● Material supplied:
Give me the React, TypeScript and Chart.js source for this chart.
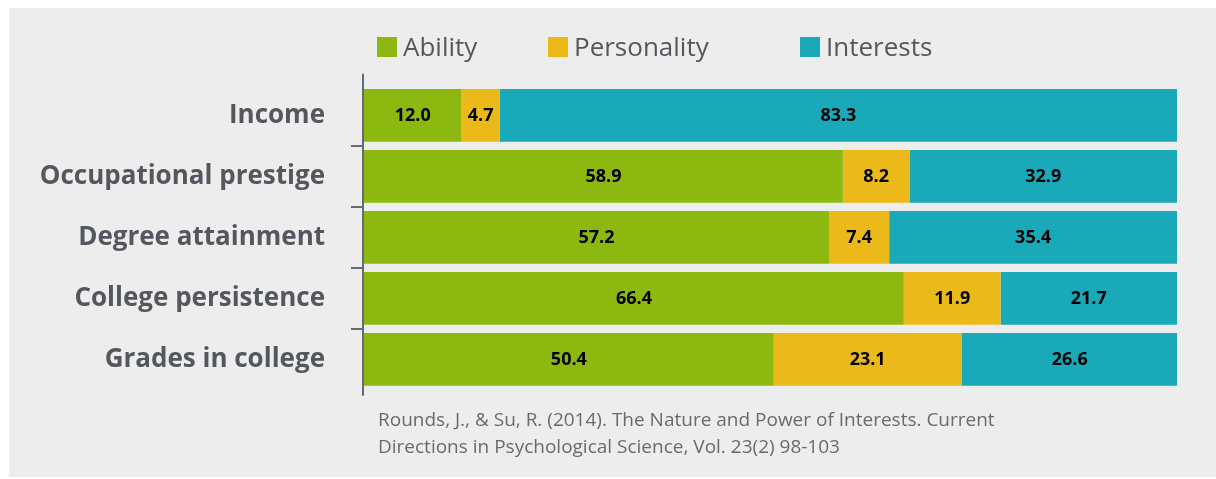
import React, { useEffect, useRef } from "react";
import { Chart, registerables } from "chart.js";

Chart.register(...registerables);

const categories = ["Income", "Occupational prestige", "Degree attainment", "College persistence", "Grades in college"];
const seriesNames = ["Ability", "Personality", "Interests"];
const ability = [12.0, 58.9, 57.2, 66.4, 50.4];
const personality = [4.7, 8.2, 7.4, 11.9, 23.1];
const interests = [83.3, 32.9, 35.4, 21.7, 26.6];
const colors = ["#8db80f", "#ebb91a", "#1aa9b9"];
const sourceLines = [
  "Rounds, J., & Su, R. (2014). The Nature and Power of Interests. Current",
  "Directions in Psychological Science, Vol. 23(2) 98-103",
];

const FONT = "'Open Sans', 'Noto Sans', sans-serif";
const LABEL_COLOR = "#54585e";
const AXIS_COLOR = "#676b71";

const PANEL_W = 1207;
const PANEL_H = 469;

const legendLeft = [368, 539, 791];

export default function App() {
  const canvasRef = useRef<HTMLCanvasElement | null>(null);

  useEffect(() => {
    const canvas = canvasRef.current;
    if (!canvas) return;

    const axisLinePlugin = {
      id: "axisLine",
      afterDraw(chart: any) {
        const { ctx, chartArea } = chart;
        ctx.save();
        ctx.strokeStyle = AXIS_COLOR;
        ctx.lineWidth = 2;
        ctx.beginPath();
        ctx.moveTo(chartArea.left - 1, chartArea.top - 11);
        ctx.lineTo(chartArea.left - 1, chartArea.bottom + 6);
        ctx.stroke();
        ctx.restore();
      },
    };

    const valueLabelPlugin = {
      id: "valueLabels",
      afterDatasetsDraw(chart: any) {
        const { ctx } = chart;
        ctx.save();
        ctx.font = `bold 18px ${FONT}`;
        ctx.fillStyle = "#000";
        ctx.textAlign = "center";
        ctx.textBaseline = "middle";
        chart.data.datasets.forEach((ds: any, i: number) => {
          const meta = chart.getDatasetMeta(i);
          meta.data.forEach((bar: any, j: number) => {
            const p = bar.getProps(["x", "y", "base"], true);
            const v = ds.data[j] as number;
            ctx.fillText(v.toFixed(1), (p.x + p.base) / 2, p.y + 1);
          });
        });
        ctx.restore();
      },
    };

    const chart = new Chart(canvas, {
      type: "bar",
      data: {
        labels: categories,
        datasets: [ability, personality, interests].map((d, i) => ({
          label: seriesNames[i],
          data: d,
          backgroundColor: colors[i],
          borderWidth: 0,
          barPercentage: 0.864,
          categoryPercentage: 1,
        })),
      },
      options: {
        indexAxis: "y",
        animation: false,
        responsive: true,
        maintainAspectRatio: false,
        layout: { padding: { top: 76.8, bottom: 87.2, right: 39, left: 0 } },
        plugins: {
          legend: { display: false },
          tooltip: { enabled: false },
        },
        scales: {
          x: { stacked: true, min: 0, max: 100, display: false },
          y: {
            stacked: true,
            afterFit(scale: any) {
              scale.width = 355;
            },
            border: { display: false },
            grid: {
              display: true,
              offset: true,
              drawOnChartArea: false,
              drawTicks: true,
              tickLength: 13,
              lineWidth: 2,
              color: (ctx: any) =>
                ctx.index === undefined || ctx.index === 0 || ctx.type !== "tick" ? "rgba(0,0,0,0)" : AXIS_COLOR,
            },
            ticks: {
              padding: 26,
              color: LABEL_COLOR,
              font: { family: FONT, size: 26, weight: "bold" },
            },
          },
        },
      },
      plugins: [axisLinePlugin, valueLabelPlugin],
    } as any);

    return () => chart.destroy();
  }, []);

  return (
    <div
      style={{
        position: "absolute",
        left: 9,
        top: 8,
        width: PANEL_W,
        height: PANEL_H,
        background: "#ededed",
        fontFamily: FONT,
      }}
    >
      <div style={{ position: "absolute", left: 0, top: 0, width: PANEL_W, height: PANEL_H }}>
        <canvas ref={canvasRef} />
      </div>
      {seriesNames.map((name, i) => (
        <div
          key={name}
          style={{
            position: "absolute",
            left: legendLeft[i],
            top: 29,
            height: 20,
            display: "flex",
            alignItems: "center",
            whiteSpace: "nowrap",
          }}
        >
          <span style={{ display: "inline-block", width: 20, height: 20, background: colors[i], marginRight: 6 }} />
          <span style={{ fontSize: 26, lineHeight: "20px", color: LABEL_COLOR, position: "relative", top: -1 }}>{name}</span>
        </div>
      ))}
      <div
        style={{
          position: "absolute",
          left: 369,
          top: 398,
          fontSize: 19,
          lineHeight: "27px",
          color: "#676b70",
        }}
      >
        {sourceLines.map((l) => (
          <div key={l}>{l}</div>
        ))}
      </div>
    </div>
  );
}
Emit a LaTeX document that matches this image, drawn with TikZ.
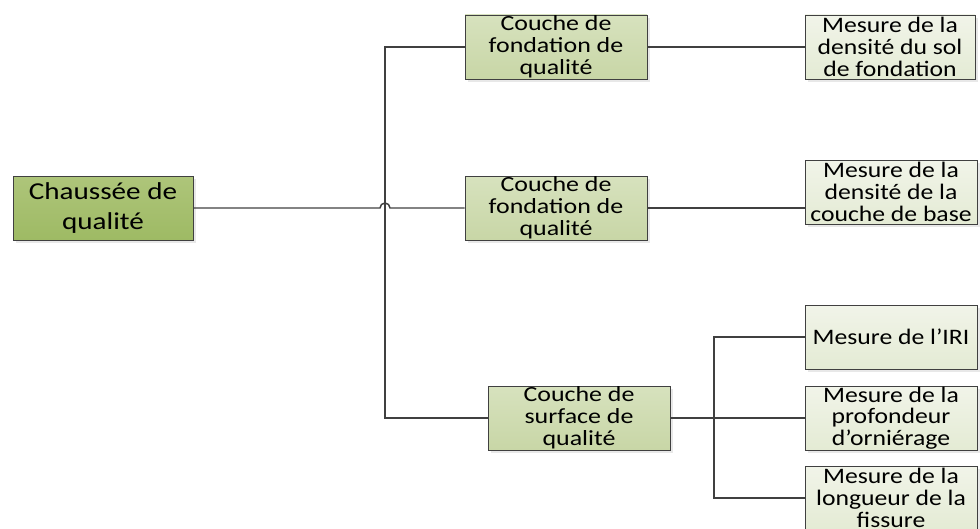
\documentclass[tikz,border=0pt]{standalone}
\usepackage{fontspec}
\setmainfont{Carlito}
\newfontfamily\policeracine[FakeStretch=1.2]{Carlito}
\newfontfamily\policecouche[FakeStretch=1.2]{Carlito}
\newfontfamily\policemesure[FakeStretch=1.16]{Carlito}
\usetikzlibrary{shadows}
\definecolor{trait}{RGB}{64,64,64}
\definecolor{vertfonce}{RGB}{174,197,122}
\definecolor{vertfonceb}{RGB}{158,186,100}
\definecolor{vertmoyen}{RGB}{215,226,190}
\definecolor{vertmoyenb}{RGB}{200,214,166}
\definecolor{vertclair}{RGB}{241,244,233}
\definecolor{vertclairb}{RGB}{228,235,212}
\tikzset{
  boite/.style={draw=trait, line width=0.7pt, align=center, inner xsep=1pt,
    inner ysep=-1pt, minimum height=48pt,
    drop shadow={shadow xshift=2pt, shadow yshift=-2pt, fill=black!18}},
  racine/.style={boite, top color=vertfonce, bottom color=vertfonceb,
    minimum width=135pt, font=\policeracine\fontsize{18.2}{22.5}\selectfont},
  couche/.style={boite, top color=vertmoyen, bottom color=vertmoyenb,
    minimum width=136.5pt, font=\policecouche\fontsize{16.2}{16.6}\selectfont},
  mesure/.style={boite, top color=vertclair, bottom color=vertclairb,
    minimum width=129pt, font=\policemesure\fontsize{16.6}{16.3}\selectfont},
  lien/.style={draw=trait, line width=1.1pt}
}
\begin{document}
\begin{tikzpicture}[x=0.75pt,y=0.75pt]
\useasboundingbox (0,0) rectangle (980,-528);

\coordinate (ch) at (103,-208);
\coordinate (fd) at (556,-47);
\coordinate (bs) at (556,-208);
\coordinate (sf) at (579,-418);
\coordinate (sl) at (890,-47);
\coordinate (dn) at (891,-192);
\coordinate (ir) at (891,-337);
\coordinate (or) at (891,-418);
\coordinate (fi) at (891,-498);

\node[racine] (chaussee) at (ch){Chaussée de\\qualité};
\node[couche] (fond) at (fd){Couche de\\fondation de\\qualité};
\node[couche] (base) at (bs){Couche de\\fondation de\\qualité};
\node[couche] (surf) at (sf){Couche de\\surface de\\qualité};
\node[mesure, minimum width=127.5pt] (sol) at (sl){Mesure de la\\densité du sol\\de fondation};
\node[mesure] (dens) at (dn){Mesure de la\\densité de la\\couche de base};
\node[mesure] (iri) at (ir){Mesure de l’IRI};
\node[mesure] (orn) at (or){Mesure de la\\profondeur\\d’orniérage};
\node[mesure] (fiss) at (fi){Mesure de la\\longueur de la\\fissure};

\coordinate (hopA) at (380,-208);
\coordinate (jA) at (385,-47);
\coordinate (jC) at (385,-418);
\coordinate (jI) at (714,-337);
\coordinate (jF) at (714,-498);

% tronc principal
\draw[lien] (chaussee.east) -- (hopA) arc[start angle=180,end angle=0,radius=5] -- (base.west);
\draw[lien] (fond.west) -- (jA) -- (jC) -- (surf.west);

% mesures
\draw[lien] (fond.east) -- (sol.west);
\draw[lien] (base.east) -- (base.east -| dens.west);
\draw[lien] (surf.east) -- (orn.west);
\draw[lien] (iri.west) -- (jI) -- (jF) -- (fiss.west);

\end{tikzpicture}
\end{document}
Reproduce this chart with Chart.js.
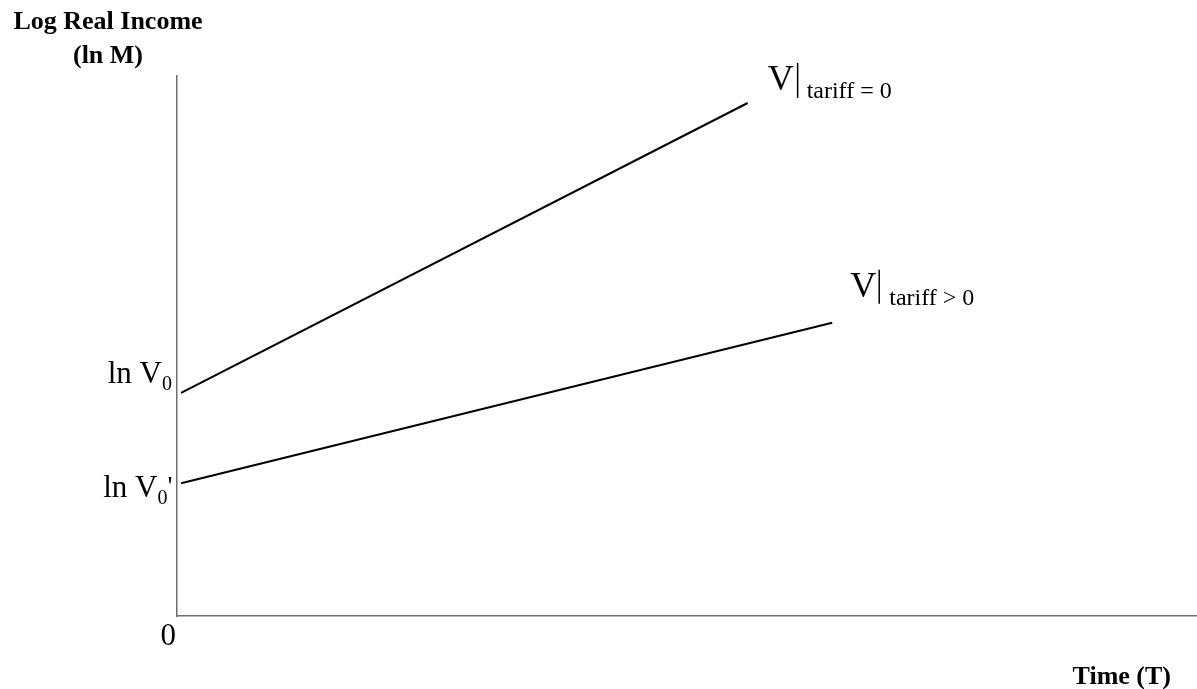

● Work to do: Where a line in the entries holds the word "React", copy that line.

● Exercise answer:
Give me the React, TypeScript and Chart.js source for this chart.
import React, { useEffect, useRef } from "react";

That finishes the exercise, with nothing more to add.